Data shown:
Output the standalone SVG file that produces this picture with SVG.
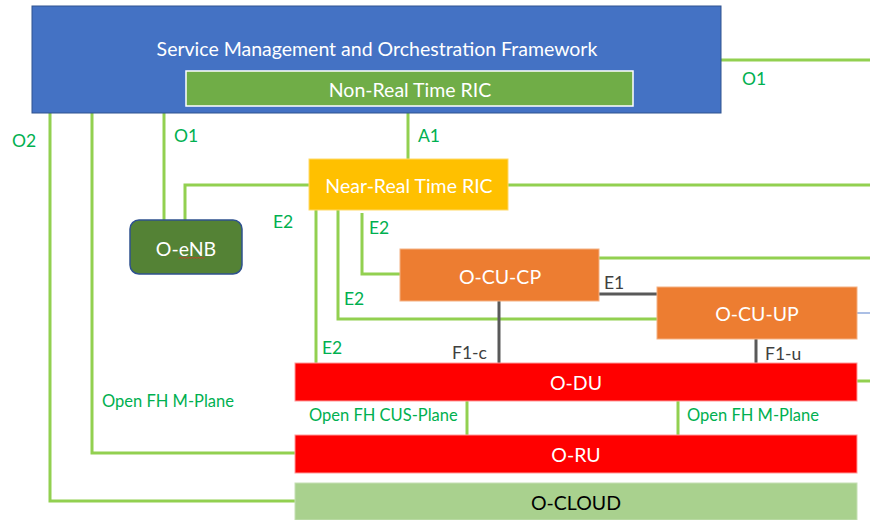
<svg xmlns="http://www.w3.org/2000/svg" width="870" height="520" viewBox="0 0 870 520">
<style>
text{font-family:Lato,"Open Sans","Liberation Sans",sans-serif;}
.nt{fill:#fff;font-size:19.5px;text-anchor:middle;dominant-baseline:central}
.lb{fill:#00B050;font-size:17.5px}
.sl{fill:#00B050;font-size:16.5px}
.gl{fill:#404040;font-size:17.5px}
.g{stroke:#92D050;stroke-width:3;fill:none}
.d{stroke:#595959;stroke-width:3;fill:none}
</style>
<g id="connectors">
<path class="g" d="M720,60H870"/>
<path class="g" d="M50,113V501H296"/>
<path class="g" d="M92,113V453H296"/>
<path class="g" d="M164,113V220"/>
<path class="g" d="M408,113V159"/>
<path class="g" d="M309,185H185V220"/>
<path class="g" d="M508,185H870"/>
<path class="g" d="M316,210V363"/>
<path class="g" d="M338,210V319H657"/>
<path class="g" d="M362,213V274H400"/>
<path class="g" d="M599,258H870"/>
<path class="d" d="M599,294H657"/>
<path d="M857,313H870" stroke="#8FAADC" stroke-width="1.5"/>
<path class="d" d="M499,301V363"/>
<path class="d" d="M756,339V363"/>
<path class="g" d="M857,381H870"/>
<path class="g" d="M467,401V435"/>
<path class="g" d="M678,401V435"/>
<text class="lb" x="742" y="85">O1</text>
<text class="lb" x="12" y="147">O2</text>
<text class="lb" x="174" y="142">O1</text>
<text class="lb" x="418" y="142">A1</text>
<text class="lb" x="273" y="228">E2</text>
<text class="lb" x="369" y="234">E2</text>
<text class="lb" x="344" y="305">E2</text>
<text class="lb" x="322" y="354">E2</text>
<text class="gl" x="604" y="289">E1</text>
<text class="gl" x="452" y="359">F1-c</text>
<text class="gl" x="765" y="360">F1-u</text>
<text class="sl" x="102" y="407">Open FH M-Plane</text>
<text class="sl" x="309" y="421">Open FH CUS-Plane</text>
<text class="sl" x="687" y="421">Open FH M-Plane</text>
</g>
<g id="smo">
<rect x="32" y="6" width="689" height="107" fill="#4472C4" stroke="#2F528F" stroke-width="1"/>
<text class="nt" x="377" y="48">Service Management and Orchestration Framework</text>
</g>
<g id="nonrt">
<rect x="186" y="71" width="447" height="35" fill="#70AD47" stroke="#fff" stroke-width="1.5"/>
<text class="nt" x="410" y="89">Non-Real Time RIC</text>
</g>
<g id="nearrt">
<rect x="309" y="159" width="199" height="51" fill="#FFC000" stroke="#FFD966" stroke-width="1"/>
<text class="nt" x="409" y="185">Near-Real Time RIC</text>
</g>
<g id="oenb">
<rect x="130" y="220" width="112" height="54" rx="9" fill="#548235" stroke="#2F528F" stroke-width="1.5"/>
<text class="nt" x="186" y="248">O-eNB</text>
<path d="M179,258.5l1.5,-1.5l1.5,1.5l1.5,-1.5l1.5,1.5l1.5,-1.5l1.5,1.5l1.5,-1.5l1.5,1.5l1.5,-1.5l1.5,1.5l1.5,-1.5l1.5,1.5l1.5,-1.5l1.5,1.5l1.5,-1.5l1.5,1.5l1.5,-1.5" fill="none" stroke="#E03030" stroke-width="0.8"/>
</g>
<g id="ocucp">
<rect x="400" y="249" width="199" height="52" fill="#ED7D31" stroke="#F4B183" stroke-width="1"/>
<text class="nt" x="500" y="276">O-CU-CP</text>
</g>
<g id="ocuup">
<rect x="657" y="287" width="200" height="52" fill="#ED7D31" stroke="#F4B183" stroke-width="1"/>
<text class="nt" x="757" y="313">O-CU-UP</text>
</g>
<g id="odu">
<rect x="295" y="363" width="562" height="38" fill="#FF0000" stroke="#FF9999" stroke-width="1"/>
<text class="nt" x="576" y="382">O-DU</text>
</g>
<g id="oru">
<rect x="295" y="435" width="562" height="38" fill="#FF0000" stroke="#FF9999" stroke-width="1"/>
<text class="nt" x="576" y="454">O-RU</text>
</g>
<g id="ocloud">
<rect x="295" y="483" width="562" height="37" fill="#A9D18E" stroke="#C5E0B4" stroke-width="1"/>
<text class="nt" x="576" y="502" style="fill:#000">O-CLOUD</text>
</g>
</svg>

Directions: Reproduce each line word for word and drop the pictures.

Answer to this exercise:
Output the standalone SVG file that produces this picture with SVG.
<svg xmlns="http://www.w3.org/2000/svg" width="870" height="520" viewBox="0 0 870 520">
<style>
text{font-family:Lato,"Open Sans","Liberation Sans",sans-serif;}
.nt{fill:#fff;font-size:19.5px;text-anchor:middle;dominant-baseline:central}
.lb{fill:#00B050;font-size:17.5px}
.sl{fill:#00B050;font-size:16.5px}
.gl{fill:#404040;font-size:17.5px}
.g{stroke:#92D050;stroke-width:3;fill:none}
.d{stroke:#595959;stroke-width:3;fill:none}
</style>
<g id="connectors">
<path class="g" d="M720,60H870"/>
<path class="g" d="M50,113V501H296"/>
<path class="g" d="M92,113V453H296"/>
<path class="g" d="M164,113V220"/>
<path class="g" d="M408,113V159"/>
<path class="g" d="M309,185H185V220"/>
<path class="g" d="M508,185H870"/>
<path class="g" d="M316,210V363"/>
<path class="g" d="M338,210V319H657"/>
<path class="g" d="M362,213V274H400"/>
<path class="g" d="M599,258H870"/>
<path class="d" d="M599,294H657"/>
<path d="M857,313H870" stroke="#8FAADC" stroke-width="1.5"/>
<path class="d" d="M499,301V363"/>
<path class="d" d="M756,339V363"/>
<path class="g" d="M857,381H870"/>
<path class="g" d="M467,401V435"/>
<path class="g" d="M678,401V435"/>
<text class="lb" x="742" y="85">O1</text>
<text class="lb" x="12" y="147">O2</text>
<text class="lb" x="174" y="142">O1</text>
<text class="lb" x="418" y="142">A1</text>
<text class="lb" x="273" y="228">E2</text>
<text class="lb" x="369" y="234">E2</text>
<text class="lb" x="344" y="305">E2</text>
<text class="lb" x="322" y="354">E2</text>
<text class="gl" x="604" y="289">E1</text>
<text class="gl" x="452" y="359">F1-c</text>
<text class="gl" x="765" y="360">F1-u</text>
<text class="sl" x="102" y="407">Open FH M-Plane</text>
<text class="sl" x="309" y="421">Open FH CUS-Plane</text>
<text class="sl" x="687" y="421">Open FH M-Plane</text>
</g>
<g id="smo">
<rect x="32" y="6" width="689" height="107" fill="#4472C4" stroke="#2F528F" stroke-width="1"/>
<text class="nt" x="377" y="48">Service Management and Orchestration Framework</text>
</g>
<g id="nonrt">
<rect x="186" y="71" width="447" height="35" fill="#70AD47" stroke="#fff" stroke-width="1.5"/>
<text class="nt" x="410" y="89">Non-Real Time RIC</text>
</g>
<g id="nearrt">
<rect x="309" y="159" width="199" height="51" fill="#FFC000" stroke="#FFD966" stroke-width="1"/>
<text class="nt" x="409" y="185">Near-Real Time RIC</text>
</g>
<g id="oenb">
<rect x="130" y="220" width="112" height="54" rx="9" fill="#548235" stroke="#2F528F" stroke-width="1.5"/>
<text class="nt" x="186" y="248">O-eNB</text>
<path d="M179,258.5l1.5,-1.5l1.5,1.5l1.5,-1.5l1.5,1.5l1.5,-1.5l1.5,1.5l1.5,-1.5l1.5,1.5l1.5,-1.5l1.5,1.5l1.5,-1.5l1.5,1.5l1.5,-1.5l1.5,1.5l1.5,-1.5l1.5,1.5l1.5,-1.5" fill="none" stroke="#E03030" stroke-width="0.8"/>
</g>
<g id="ocucp">
<rect x="400" y="249" width="199" height="52" fill="#ED7D31" stroke="#F4B183" stroke-width="1"/>
<text class="nt" x="500" y="276">O-CU-CP</text>
</g>
<g id="ocuup">
<rect x="657" y="287" width="200" height="52" fill="#ED7D31" stroke="#F4B183" stroke-width="1"/>
<text class="nt" x="757" y="313">O-CU-UP</text>
</g>
<g id="odu">
<rect x="295" y="363" width="562" height="38" fill="#FF0000" stroke="#FF9999" stroke-width="1"/>
<text class="nt" x="576" y="382">O-DU</text>
</g>
<g id="oru">
<rect x="295" y="435" width="562" height="38" fill="#FF0000" stroke="#FF9999" stroke-width="1"/>
<text class="nt" x="576" y="454">O-RU</text>
</g>
<g id="ocloud">
<rect x="295" y="483" width="562" height="37" fill="#A9D18E" stroke="#C5E0B4" stroke-width="1"/>
<text class="nt" x="576" y="502" style="fill:#000">O-CLOUD</text>
</g>
</svg>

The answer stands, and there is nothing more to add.